After indicating on this application a time for an appointment, set the following week, I realized that somehow I had to have the documents personally delivered there, so I searched for someone to do that for us. There are many, many services, with fees that seem to range from about $50 to $90 per visa.  I had no way of knowing which of the businesses was reliable, but used one noted by the site where I found our hotel. It is Travisa ( whose office in Houston we used.  Travisa has an application form you must complete. They do not charge your credit card until the visas are processed, which is reassuring to know. The official consulate application fee for the tourist visa is $175 per person and there are additional costs, plus the Travisa fee.We printed out the ILS application forms, the invitation, and hotel reservation, and enclosed our passports and photographs and FedExed them to Travisa.

The Travisa representative takes your materials to wherever the visa needs to be processed. There my application was rejected because I had written our destination, St. Petersburg, twice. So I edited it, printed and signed it and sent it again. This time I had missed clicking something that controls the margins and it was rejected again. The third time seems to have worked.

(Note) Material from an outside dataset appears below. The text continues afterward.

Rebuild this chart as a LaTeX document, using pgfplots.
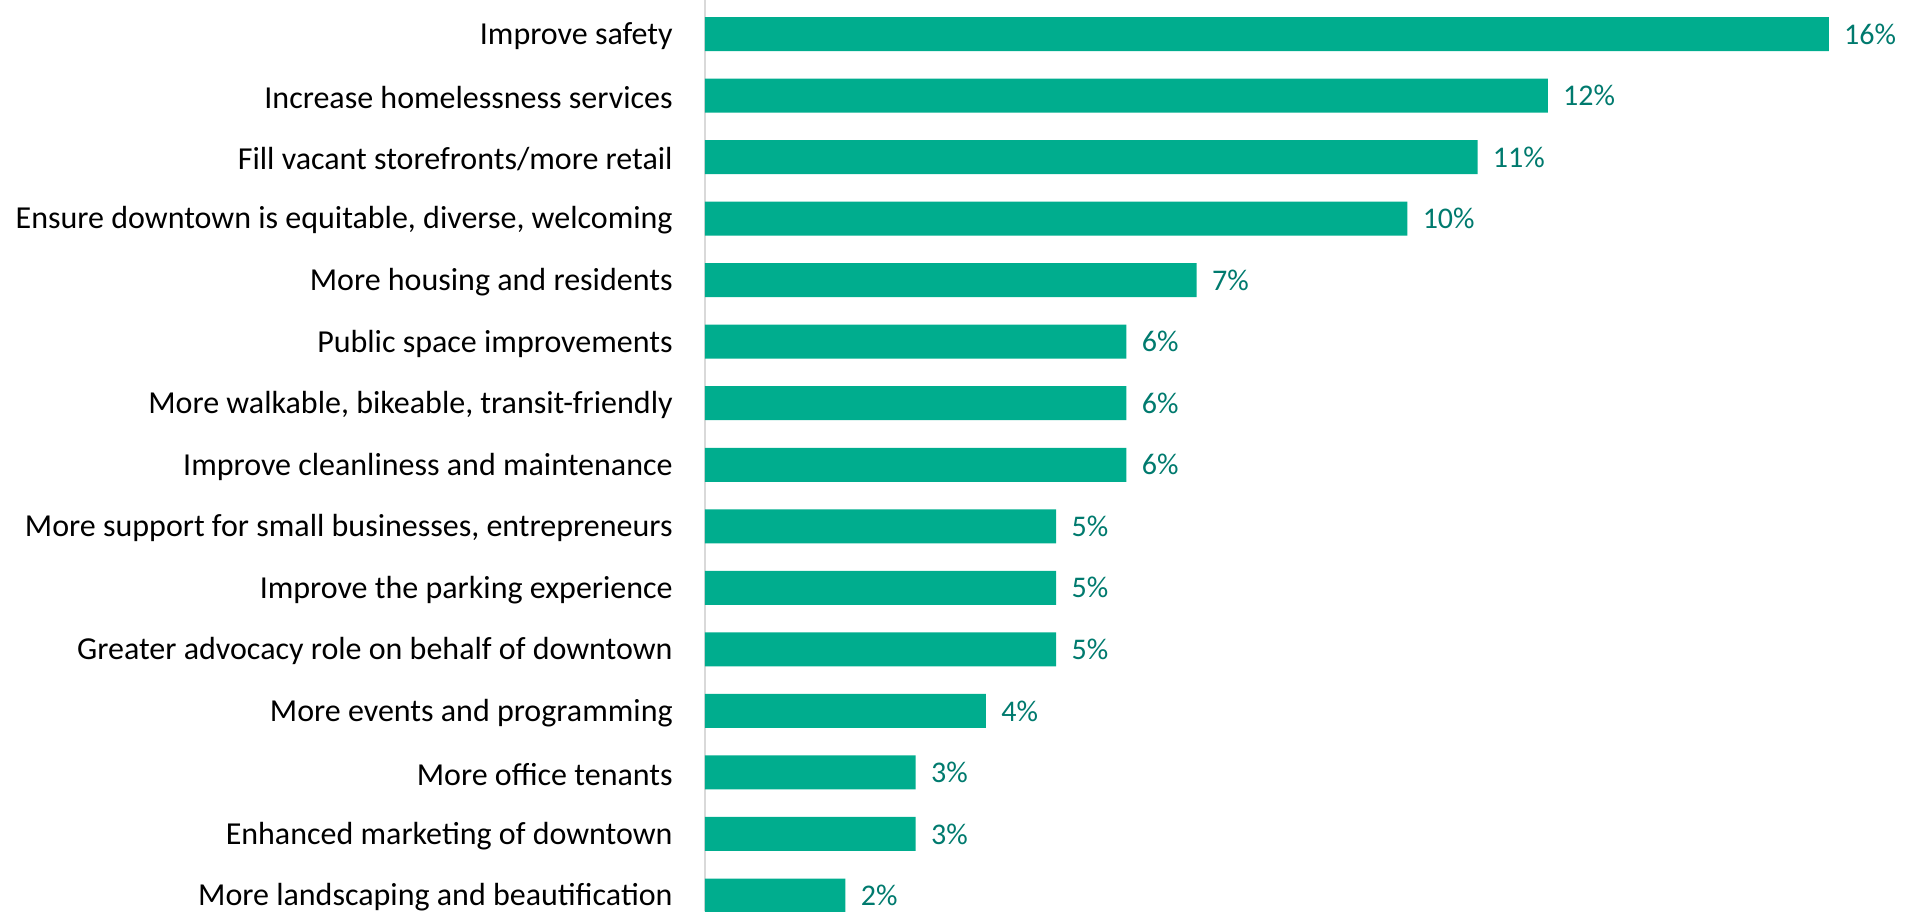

I'm grateful that there is someone to help me get through this complicated bureaucratic process, and the representative at Travisa has been most friendly and understanding.

So, the process:
1. Be sure you have a passport that is good for at least 6 months after your trip and that has two blank pages for the visa (not the last two pages)
2. Begin the process at least a month before leaving, preferably 6 weeks or more
3. Book a hotel (They advise against getting non-refundable airline tickets or hotels before the visa is approved) For some visas they require copies of your airline reservation.
4. Get an invitation to Russia (the hotel, booking agency, or visa company can help with this)
5. Have passport-style photographs taken
6. Choose a company to be your representative in Houston, DC, NY, SF or Seattle and fill out their application form.
7. Fill out the visa application online (  and submit it to ILS Houston (or the city of your closest consulate). Fill it out carefully. Be sure to submit it to an ILS office.
8. Print all the application forms and sign them to send. Make copies for your own records. Copy your passport.
8. Send all your materials securely (FedEx) to the company representing you.
9. Be ready to repeat parts of the process if your application is rejected.

This really is the way it works. Travisa, and some of the other sites, provide lists of what is required, as well as the variations for different types of visa. I'm sure tour companies and travel agencies also provide a lot of help. I would have liked to have a friend tell me what I know now.